> Problem statement
Go through the listing and set it down exactly, leaving out its pictures.
━━━━━━
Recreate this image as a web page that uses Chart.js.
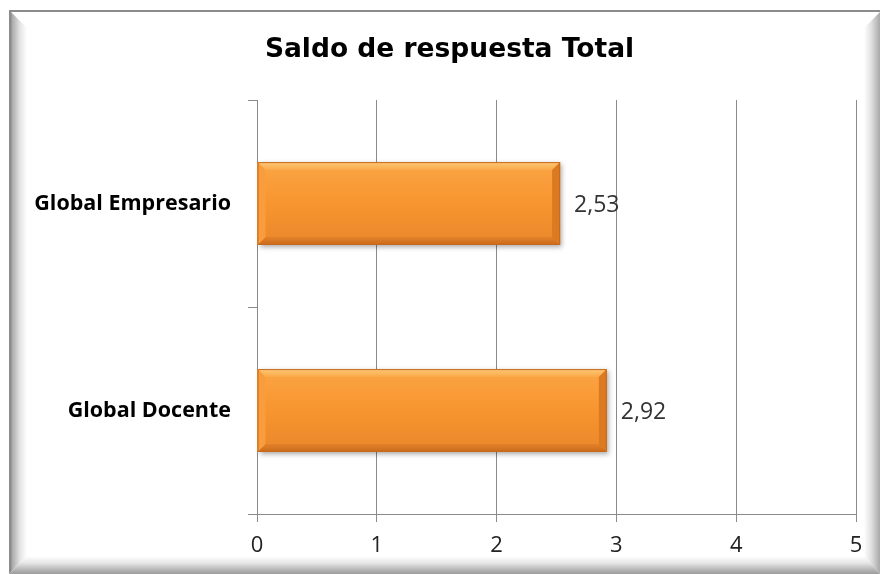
<!DOCTYPE html>
<html lang="es">

<head>
    <meta charset="UTF-8">
    <title>Saldo de respuesta Total</title>
    <script src="https://cdn.jsdelivr.net/npm/chart.js"></script>
    <style>
        body {
            margin: 0;
            background: #fff;
        }

        .wrap {
            position: relative;
            width: 880px;
            height: 574px;
        }

        .edge {
            position: absolute;
            pointer-events: none;
        }

        .top {
            left: 9px;
            top: 10px;
            width: 871px;
            height: 2px;
            background: #8c8c8c;
        }

        .left {
            left: 9px;
            top: 10px;
            width: 18px;
            height: 564px;
            background: linear-gradient(to right, #8c8c8c 0, #8c8c8c 2px, #a9a9a9 3px, #e4e4e4 11px, #fff 18px);
            clip-path: polygon(0 0, 100% 18px, 100% calc(100% - 18px), 0 100%);
        }

        .right {
            left: 864px;
            top: 12px;
            width: 16px;
            height: 562px;
            background: linear-gradient(to right, #fff 0, #e2e2e2 7px, #b5b5b5 14px, #a8a8a8 16px);
            clip-path: polygon(0 16px, 100% 0, 100% 100%, 0 calc(100% - 17px));
        }

        .bottom {
            left: 9px;
            top: 556px;
            width: 871px;
            height: 18px;
            background: linear-gradient(to bottom, #fff 0, #e6e6e6 7px, #b4b4b4 14px, #9c9c9c 18px);
            clip-path: polygon(18px 0, calc(100% - 16px) 0, 100% 100%, 0 100%);
        }
    </style>
</head>

<body>
    <div class="wrap">
        <canvas id="chart" width="880" height="574"></canvas>
        <div class="edge top"></div>
        <div class="edge left"></div>
        <div class="edge right"></div>
        <div class="edge bottom"></div>
    </div>

    <script>
        const categories = ['Global Empresario', 'Global Docente'];
        const saldo = [2.53, 2.92];
        const xTicks = [0, 1, 2, 3, 4, 5];
        const chartTitle = 'Saldo de respuesta Total';

        // title centred on the framed area (not on the chart area)
        const frameTitle = {
            id: 'frameTitle',
            afterDraw(chart) {
                const ctx = chart.ctx;
                ctx.save();
                ctx.font = 'bold 26.5px "DejaVu Sans", sans-serif';
                ctx.fillStyle = '#000';
                ctx.textAlign = 'center';
                ctx.textBaseline = 'middle';
                ctx.fillText(chartTitle, 449.5, 50);
                ctx.restore();
            }
        };

        // bevel look for the bars + value labels
        const barStyle = {
            id: 'barStyle',
            beforeDatasetsDraw(chart) {
                const ctx = chart.ctx;
                ctx.save();
                ctx.shadowColor = 'rgba(0,0,0,0.35)';
                ctx.shadowBlur = 5;
                ctx.shadowOffsetX = 2;
                ctx.shadowOffsetY = 2;
                chart.getDatasetMeta(0).data.forEach(bar => {
                    const top = bar.y - bar.height / 2;
                    ctx.fillStyle = '#f29130';
                    ctx.fillRect(bar.base, top, bar.x - bar.base, bar.height);
                });
                ctx.restore();
            },
            afterDatasetsDraw(chart) {
                const ctx = chart.ctx;
                chart.getDatasetMeta(0).data.forEach((bar, i) => {
                    const top = bar.y - bar.height / 2;
                    const bottom = bar.y + bar.height / 2;
                    const left = bar.base;
                    const right = bar.x;
                    const e = 8;
                    ctx.save();
                    // body gradient
                    let g = ctx.createLinearGradient(0, top, 0, bottom);
                    g.addColorStop(0, '#fba545');
                    g.addColorStop(0.5, '#f7952f');
                    g.addColorStop(1, '#ea872b');
                    ctx.fillStyle = g;
                    ctx.fillRect(left, top, right - left, bottom - top);
                    // top bevel
                    ctx.beginPath();
                    ctx.moveTo(left, top);
                    ctx.lineTo(right, top);
                    ctx.lineTo(right - e, top + e);
                    ctx.lineTo(left + e, top + e);
                    ctx.closePath();
                    g = ctx.createLinearGradient(0, top, 0, top + e);
                    g.addColorStop(0, '#fdc978');
                    g.addColorStop(1, '#fba848');
                    ctx.fillStyle = g;
                    ctx.fill();
                    // bottom bevel
                    ctx.beginPath();
                    ctx.moveTo(left, bottom);
                    ctx.lineTo(right, bottom);
                    ctx.lineTo(right - e, bottom - e);
                    ctx.lineTo(left + e, bottom - e);
                    ctx.closePath();
                    g = ctx.createLinearGradient(0, bottom - e, 0, bottom);
                    g.addColorStop(0, '#e4822a');
                    g.addColorStop(1, '#c96a1c');
                    ctx.fillStyle = g;
                    ctx.fill();
                    // left bevel
                    ctx.beginPath();
                    ctx.moveTo(left, top);
                    ctx.lineTo(left + e, top + e);
                    ctx.lineTo(left + e, bottom - e);
                    ctx.lineTo(left, bottom);
                    ctx.closePath();
                    ctx.fillStyle = '#f99d3c';
                    ctx.fill();
                    // right bevel
                    ctx.beginPath();
                    ctx.moveTo(right, top);
                    ctx.lineTo(right - e, top + e);
                    ctx.lineTo(right - e, bottom - e);
                    ctx.lineTo(right, bottom);
                    ctx.closePath();
                    ctx.fillStyle = '#dc7a22';
                    ctx.fill();
                    ctx.strokeStyle = '#c8691c';
                    ctx.lineWidth = 1;
                    ctx.strokeRect(left + 0.5, top + 0.5, right - left - 1, bottom - top - 1);
                    // value label
                    ctx.font = '23px "Open Sans", sans-serif';
                    ctx.fillStyle = '#333';
                    ctx.textAlign = 'left';
                    ctx.textBaseline = 'middle';
                    ctx.fillText(saldo[i].toFixed(2).replace('.', ','), right + 14, bar.y + 2);
                    ctx.restore();
                });
            }
        };

        const ctx = document.getElementById('chart').getContext('2d');
        const chart = new Chart(ctx, {
            type: 'bar',
            data: {
                labels: categories,
                datasets: [{
                    data: saldo,
                    backgroundColor: 'rgba(0,0,0,0)',
                    borderWidth: 0,
                    barPercentage: 0.8,
                    categoryPercentage: 0.5
                }]
            },
            options: {
                indexAxis: 'y',
                responsive: false,
                animation: false,
                layout: {
                    padding: { left: 0, right: 24, top: 100, bottom: 0 }
                },
                plugins: {
                    legend: { display: false },
                    tooltip: { enabled: false },
                    title: { display: false }
                },
                scales: {
                    x: {
                        min: 0,
                        max: 5,
                        afterBuildTicks: s => { s.ticks = xTicks.map(v => ({ value: v })); },
                        afterFit: s => { s.height = 60; },
                        grid: { color: '#8a8a8a', tickLength: 8 },
                        border: { color: '#8a8a8a' },
                        ticks: {
                            color: '#222',
                            padding: 11,
                            font: { family: '"Open Sans", sans-serif', size: 22 }
                        }
                    },
                    y: {
                        afterFit: s => { s.width = 257; },
                        grid: { drawOnChartArea: false, color: '#8a8a8a', tickLength: 9 },
                        border: { color: '#8a8a8a' },
                        ticks: {
                            color: '#000',
                            padding: 17,
                            font: { family: '"Open Sans", sans-serif', size: 21.5, weight: 'bold' }
                        }
                    }
                }
            },
            plugins: [barStyle, frameTitle]
        });
    </script>
</body>

</html>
━━━━━━
> Answer to this problem
Recreate this image as a web page that uses Chart.js.
<!DOCTYPE html>
<html lang="es">

<head>
    <meta charset="UTF-8">
    <title>Saldo de respuesta Total</title>
    <script src="https://cdn.jsdelivr.net/npm/chart.js"></script>
    <style>
        body {
            margin: 0;
            background: #fff;
        }

        .wrap {
            position: relative;
            width: 880px;
            height: 574px;
        }

        .edge {
            position: absolute;
            pointer-events: none;
        }

        .top {
            left: 9px;
            top: 10px;
            width: 871px;
            height: 2px;
            background: #8c8c8c;
        }

        .left {
            left: 9px;
            top: 10px;
            width: 18px;
            height: 564px;
            background: linear-gradient(to right, #8c8c8c 0, #8c8c8c 2px, #a9a9a9 3px, #e4e4e4 11px, #fff 18px);
            clip-path: polygon(0 0, 100% 18px, 100% calc(100% - 18px), 0 100%);
        }

        .right {
            left: 864px;
            top: 12px;
            width: 16px;
            height: 562px;
            background: linear-gradient(to right, #fff 0, #e2e2e2 7px, #b5b5b5 14px, #a8a8a8 16px);
            clip-path: polygon(0 16px, 100% 0, 100% 100%, 0 calc(100% - 17px));
        }

        .bottom {
            left: 9px;
            top: 556px;
            width: 871px;
            height: 18px;
            background: linear-gradient(to bottom, #fff 0, #e6e6e6 7px, #b4b4b4 14px, #9c9c9c 18px);
            clip-path: polygon(18px 0, calc(100% - 16px) 0, 100% 100%, 0 100%);
        }
    </style>
</head>

<body>
    <div class="wrap">
        <canvas id="chart" width="880" height="574"></canvas>
        <div class="edge top"></div>
        <div class="edge left"></div>
        <div class="edge right"></div>
        <div class="edge bottom"></div>
    </div>

    <script>
        const categories = ['Global Empresario', 'Global Docente'];
        const saldo = [2.53, 2.92];
        const xTicks = [0, 1, 2, 3, 4, 5];
        const chartTitle = 'Saldo de respuesta Total';

        // title centred on the framed area (not on the chart area)
        const frameTitle = {
            id: 'frameTitle',
            afterDraw(chart) {
                const ctx = chart.ctx;
                ctx.save();
                ctx.font = 'bold 26.5px "DejaVu Sans", sans-serif';
                ctx.fillStyle = '#000';
                ctx.textAlign = 'center';
                ctx.textBaseline = 'middle';
                ctx.fillText(chartTitle, 449.5, 50);
                ctx.restore();
            }
        };

        // bevel look for the bars + value labels
        const barStyle = {
            id: 'barStyle',
            beforeDatasetsDraw(chart) {
                const ctx = chart.ctx;
                ctx.save();
                ctx.shadowColor = 'rgba(0,0,0,0.35)';
                ctx.shadowBlur = 5;
                ctx.shadowOffsetX = 2;
                ctx.shadowOffsetY = 2;
                chart.getDatasetMeta(0).data.forEach(bar => {
                    const top = bar.y - bar.height / 2;
                    ctx.fillStyle = '#f29130';
                    ctx.fillRect(bar.base, top, bar.x - bar.base, bar.height);
                });
                ctx.restore();
            },
            afterDatasetsDraw(chart) {
                const ctx = chart.ctx;
                chart.getDatasetMeta(0).data.forEach((bar, i) => {
                    const top = bar.y - bar.height / 2;
                    const bottom = bar.y + bar.height / 2;
                    const left = bar.base;
                    const right = bar.x;
                    const e = 8;
                    ctx.save();
                    // body gradient
                    let g = ctx.createLinearGradient(0, top, 0, bottom);
                    g.addColorStop(0, '#fba545');
                    g.addColorStop(0.5, '#f7952f');
                    g.addColorStop(1, '#ea872b');
                    ctx.fillStyle = g;
                    ctx.fillRect(left, top, right - left, bottom - top);
                    // top bevel
                    ctx.beginPath();
                    ctx.moveTo(left, top);
                    ctx.lineTo(right, top);
                    ctx.lineTo(right - e, top + e);
                    ctx.lineTo(left + e, top + e);
                    ctx.closePath();
                    g = ctx.createLinearGradient(0, top, 0, top + e);
                    g.addColorStop(0, '#fdc978');
                    g.addColorStop(1, '#fba848');
                    ctx.fillStyle = g;
                    ctx.fill();
                    // bottom bevel
                    ctx.beginPath();
                    ctx.moveTo(left, bottom);
                    ctx.lineTo(right, bottom);
                    ctx.lineTo(right - e, bottom - e);
                    ctx.lineTo(left + e, bottom - e);
                    ctx.closePath();
                    g = ctx.createLinearGradient(0, bottom - e, 0, bottom);
                    g.addColorStop(0, '#e4822a');
                    g.addColorStop(1, '#c96a1c');
                    ctx.fillStyle = g;
                    ctx.fill();
                    // left bevel
                    ctx.beginPath();
                    ctx.moveTo(left, top);
                    ctx.lineTo(left + e, top + e);
                    ctx.lineTo(left + e, bottom - e);
                    ctx.lineTo(left, bottom);
                    ctx.closePath();
                    ctx.fillStyle = '#f99d3c';
                    ctx.fill();
                    // right bevel
                    ctx.beginPath();
                    ctx.moveTo(right, top);
                    ctx.lineTo(right - e, top + e);
                    ctx.lineTo(right - e, bottom - e);
                    ctx.lineTo(right, bottom);
                    ctx.closePath();
                    ctx.fillStyle = '#dc7a22';
                    ctx.fill();
                    ctx.strokeStyle = '#c8691c';
                    ctx.lineWidth = 1;
                    ctx.strokeRect(left + 0.5, top + 0.5, right - left - 1, bottom - top - 1);
                    // value label
                    ctx.font = '23px "Open Sans", sans-serif';
                    ctx.fillStyle = '#333';
                    ctx.textAlign = 'left';
                    ctx.textBaseline = 'middle';
                    ctx.fillText(saldo[i].toFixed(2).replace('.', ','), right + 14, bar.y + 2);
                    ctx.restore();
                });
            }
        };

        const ctx = document.getElementById('chart').getContext('2d');
        const chart = new Chart(ctx, {
            type: 'bar',
            data: {
                labels: categories,
                datasets: [{
                    data: saldo,
                    backgroundColor: 'rgba(0,0,0,0)',
                    borderWidth: 0,
                    barPercentage: 0.8,
                    categoryPercentage: 0.5
                }]
            },
            options: {
                indexAxis: 'y',
                responsive: false,
                animation: false,
                layout: {
                    padding: { left: 0, right: 24, top: 100, bottom: 0 }
                },
                plugins: {
                    legend: { display: false },
                    tooltip: { enabled: false },
                    title: { display: false }
                },
                scales: {
                    x: {
                        min: 0,
                        max: 5,
                        afterBuildTicks: s => { s.ticks = xTicks.map(v => ({ value: v })); },
                        afterFit: s => { s.height = 60; },
                        grid: { color: '#8a8a8a', tickLength: 8 },
                        border: { color: '#8a8a8a' },
                        ticks: {
                            color: '#222',
                            padding: 11,
                            font: { family: '"Open Sans", sans-serif', size: 22 }
                        }
                    },
                    y: {
                        afterFit: s => { s.width = 257; },
                        grid: { drawOnChartArea: false, color: '#8a8a8a', tickLength: 9 },
                        border: { color: '#8a8a8a' },
                        ticks: {
                            color: '#000',
                            padding: 17,
                            font: { family: '"Open Sans", sans-serif', size: 21.5, weight: 'bold' }
                        }
                    }
                }
            },
            plugins: [barStyle, frameTitle]
        });
    </script>
</body>

</html>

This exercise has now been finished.